Al terminar la función salido como de una gaveta a propulsión, me abracé de los histriones si mal no recuerdo, y si es imprecisión me permito la fábula, el adorado Rubén Szuchmacher me presentó ante la Gambaro, con mis abiertísimos ojos azules iridiscentes de asombro y agua. Comprendí la letra del tango “A un semejante”, mientras la abrazaba susurraba: “es un asombro tener tu hombro y es un milagro la ternura…”
Por primera vez escuché el nombre del arquitecto de nuestros festivales mundiales de teatro: Carlos Giménez. Todavía no leía La Ilíada, La Odisea, no sabía que era un rapsoda ni mucho menos el nombre de Homero, el poeta, sólo sabía del Homero aquel de Los Locos Adams y su amor desenfrenado por Morticia, cada vez que pronunciaba una frase en perfecto francés.

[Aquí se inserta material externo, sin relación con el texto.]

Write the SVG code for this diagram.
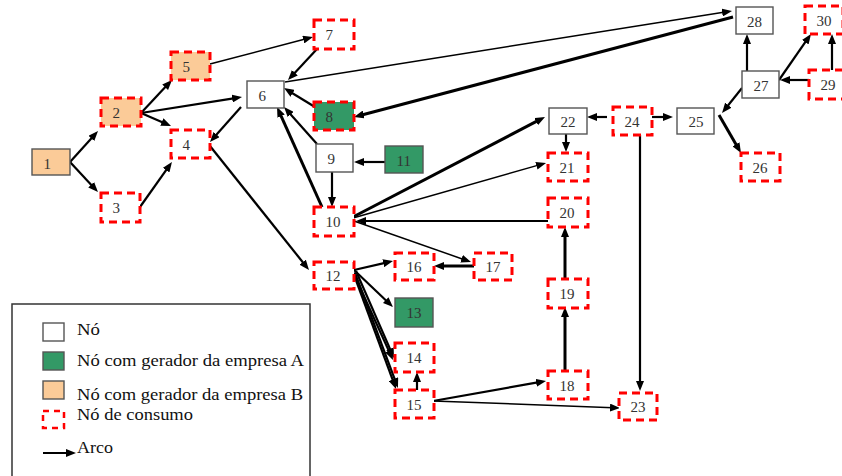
<svg xmlns="http://www.w3.org/2000/svg" width="842" height="476" viewBox="0 0 842 476">
<defs>
<style>
.pl{fill:#fff;stroke:#555;stroke-width:1.4}
.cs{fill:#fff;stroke:#f00;stroke-width:3;stroke-dasharray:8 5}
.ora{fill:#fbcb98}
.grn{fill:#339966}
.sol{stroke:#555;stroke-width:1.4}
.lb{font-family:"Liberation Serif","Times New Roman",serif;font-size:15px;fill:#333}
.lg{font-family:"Liberation Serif","Times New Roman",serif;font-size:17px;fill:#111}
#edges line{stroke:#000;stroke-width:2.2;marker-end:url(#ah)}
#edges line.t{stroke-width:1.5}
#edges line.k{stroke-width:3}
</style>
<marker id="ah" markerUnits="userSpaceOnUse" markerWidth="10" markerHeight="8" refX="3" refY="4" orient="auto"><path d="M0,0 L10,4 L0,8 z" fill="#000"/></marker>
</defs>
<rect width="842" height="476" fill="#fff"/>
<g id="edges">
<line x1="70" y1="162" x2="93.3" y2="136.2"/>
<line x1="70" y1="162" x2="93.2" y2="186.9"/>
<line x1="141" y1="113" x2="167.2" y2="85.1"/>
<line x1="141" y1="113" x2="235.1" y2="98.1"/>
<line x1="141" y1="113" x2="164.6" y2="123.2"/>
<line x1="140" y1="207" x2="167.9" y2="167.7"/>
<line x1="241" y1="107" x2="214.6" y2="136.8"/>
<line x1="210" y1="146" x2="304.6" y2="264.5"/>
<line class="t" x1="210" y1="64" x2="306.2" y2="38.8"/>
<line x1="317" y1="49" x2="292.8" y2="74.9"/>
<line class="t" x1="285" y1="82" x2="725.1" y2="12.1"/>
<line class="k" x1="733" y1="17" x2="360.8" y2="115.2"/>
<line x1="315" y1="107" x2="290" y2="91.7"/>
<line x1="317" y1="144" x2="288.7" y2="112.2"/>
<line class="k" x1="322" y1="207" x2="279.9" y2="113.4"/>
<line x1="385" y1="162" x2="361" y2="162"/>
<line x1="332" y1="172" x2="332" y2="200"/>
<line class="k" x1="353" y1="217" x2="538.8" y2="120.2"/>
<line class="t" x1="353" y1="218" x2="539.3" y2="164.9"/>
<line x1="548" y1="221" x2="363" y2="221"/>
<line class="t" x1="354" y1="221" x2="464.4" y2="259.7"/>
<line class="k" x1="474" y1="266" x2="441" y2="266"/>
<line x1="354" y1="270" x2="386.2" y2="262.6"/>
<line x1="354" y1="270" x2="387.9" y2="302.2"/>
<line x1="353" y1="272" x2="390.1" y2="353.6"/>
<line x1="356" y1="271" x2="391.2" y2="351.6"/>
<line x1="353" y1="272" x2="393.6" y2="382.4"/>
<line x1="355" y1="273" x2="395.5" y2="381.4"/>
<line x1="417" y1="390" x2="417" y2="379"/>
<line x1="433" y1="401" x2="539.1" y2="382.2"/>
<line class="t" x1="433" y1="401" x2="613" y2="407.7"/>
<line class="k" x1="565" y1="372" x2="565" y2="314"/>
<line class="k" x1="565" y1="279" x2="565" y2="234"/>
<line x1="640" y1="135" x2="640" y2="384"/>
<line x1="607" y1="117" x2="594" y2="117"/>
<line x1="652" y1="117" x2="666" y2="117"/>
<line x1="566" y1="134" x2="566" y2="145"/>
<line x1="742" y1="88" x2="726.4" y2="107.5"/>
<line class="k" x1="719" y1="115" x2="737.5" y2="146.9"/>
<line x1="747" y1="71" x2="747" y2="41"/>
<line x1="779" y1="80" x2="807" y2="39.7"/>
<line x1="832" y1="70" x2="832" y2="41"/>
<line x1="809" y1="80" x2="787" y2="80"/>
</g>
<g id="n1"><rect class="ora sol" x="32" y="149" width="38" height="26"/><text class="lb" x="43.5" y="168.5">1</text></g>
<g id="n2"><rect class="cs ora" x="101" y="98" width="40" height="28"/><text class="lb" x="112.5" y="117.5">2</text></g>
<g id="n3"><rect class="cs" x="101" y="193" width="39" height="29"/><text class="lb" x="112.5" y="212.5">3</text></g>
<g id="n4"><rect class="cs" x="171" y="130" width="39" height="28"/><text class="lb" x="182.5" y="149.5">4</text></g>
<g id="n5"><rect class="cs ora" x="171" y="52" width="39" height="28"/><text class="lb" x="182.5" y="71.5">5</text></g>
<g id="n6"><rect class="pl" x="247" y="81" width="37" height="27"/><text class="lb" x="258.5" y="100.5">6</text></g>
<g id="n7"><rect class="cs" x="314" y="20" width="40" height="29"/><text class="lb" x="325.5" y="39.5">7</text></g>
<g id="n8"><rect class="cs grn" x="314" y="102" width="40" height="28"/><text class="lb" x="325.5" y="121.5">8</text></g>
<g id="n9"><rect class="pl" x="316" y="144" width="37" height="28"/><text class="lb" x="327.5" y="163.5">9</text></g>
<g id="n10"><rect class="cs" x="314" y="207" width="40" height="29"/><text class="lb" x="325.5" y="226.5">10</text></g>
<g id="n11"><rect class="grn sol" x="385" y="146" width="38" height="27"/><text class="lb" x="396.5" y="165.5">11</text></g>
<g id="n12"><rect class="cs" x="314" y="262" width="40" height="27"/><text class="lb" x="325.5" y="281">12</text></g>
<g id="n13"><rect class="grn sol" x="395" y="298" width="38" height="29"/><text class="lb" x="406.5" y="318">13</text></g>
<g id="n14"><rect class="cs" x="395" y="343" width="39" height="29"/><text class="lb" x="406.5" y="363">14</text></g>
<g id="n15"><rect class="cs" x="395" y="390" width="39" height="28"/><text class="lb" x="406.5" y="409.5">15</text></g>
<g id="n16"><rect class="cs" x="395" y="253" width="39" height="27"/><text class="lb" x="406.5" y="272">16</text></g>
<g id="n17"><rect class="cs" x="474" y="253" width="38" height="27"/><text class="lb" x="485.5" y="272">17</text></g>
<g id="n18"><rect class="cs" x="548" y="371" width="40" height="28"/><text class="lb" x="559.5" y="390.5">18</text></g>
<g id="n19"><rect class="cs" x="548" y="279" width="40" height="29"/><text class="lb" x="559.5" y="298.5">19</text></g>
<g id="n20"><rect class="cs" x="548" y="198" width="40" height="29"/><text class="lb" x="559.5" y="217.5">20</text></g>
<g id="n21"><rect class="cs" x="548" y="153" width="40" height="28"/><text class="lb" x="559.5" y="172.5">21</text></g>
<g id="n22"><rect class="pl" x="549" y="108" width="38" height="26"/><text class="lb" x="560.5" y="127">22</text></g>
<g id="n23"><rect class="cs" x="619" y="393" width="38" height="27"/><text class="lb" x="630.5" y="412">23</text></g>
<g id="n24"><rect class="cs" x="613" y="107" width="39" height="28"/><text class="lb" x="624.5" y="126.5">24</text></g>
<g id="n25"><rect class="pl" x="677" y="108" width="37" height="26"/><text class="lb" x="688.5" y="127">25</text></g>
<g id="n26"><rect class="cs" x="741" y="153" width="39" height="28"/><text class="lb" x="752.5" y="172.5">26</text></g>
<g id="n27"><rect class="pl" x="742" y="71" width="37" height="27"/><text class="lb" x="753.5" y="90.5">27</text></g>
<g id="n28"><rect class="pl" x="736" y="7" width="37" height="27"/><text class="lb" x="747" y="26.5">28</text></g>
<g id="n29"><rect class="cs" x="809" y="70" width="38" height="29"/><text class="lb" x="820.5" y="90">29</text></g>
<g id="n30"><rect class="cs" x="805" y="6" width="38" height="28"/><text class="lb" x="816.5" y="26">30</text></g>
<g id="legend">
<rect x="12" y="304" width="298" height="180" fill="none" stroke="#333" stroke-width="1.5"/>
<rect class="pl" x="43" y="323" width="21" height="18"/>
<text class="lg" x="77" y="335" textLength="23" lengthAdjust="spacingAndGlyphs">Nó</text>
<rect class="grn sol" x="43" y="352" width="21" height="18"/>
<text class="lg" x="77" y="366" textLength="227" lengthAdjust="spacingAndGlyphs">Nó com gerador da empresa A</text>
<rect class="ora sol" x="43" y="381" width="21" height="18"/>
<text class="lg" x="77" y="400" textLength="226" lengthAdjust="spacingAndGlyphs">Nó com gerador da empresa B</text>
<rect x="43" y="411" width="21" height="17" fill="#fff" stroke="#f00" stroke-width="2.5" stroke-dasharray="6 5"/>
<text class="lg" x="77" y="420" textLength="116" lengthAdjust="spacingAndGlyphs">Nó de consumo</text>
<line x1="43" y1="453" x2="69" y2="453" stroke="#000" stroke-width="2" marker-end="url(#ah)"/>
<text class="lg" x="77" y="453" textLength="36" lengthAdjust="spacingAndGlyphs">Arco</text>
</g>
</svg>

Carlos Giménez iniciaba el órgano barroco de mis asombros; una Tocata y Fuga en efervescencia constante de un Bach sin polvereada peluca. Todavía el volcán de mis contradicciones vocacionales estaba en franca erupción como la tenebrosa mano del acné que desgarraba mi rostro. No estaba preparado para leer la partitura de un genio.
José Augusto Paradisi Rangel
Ciudad de México, 3 de septiembre de 2021.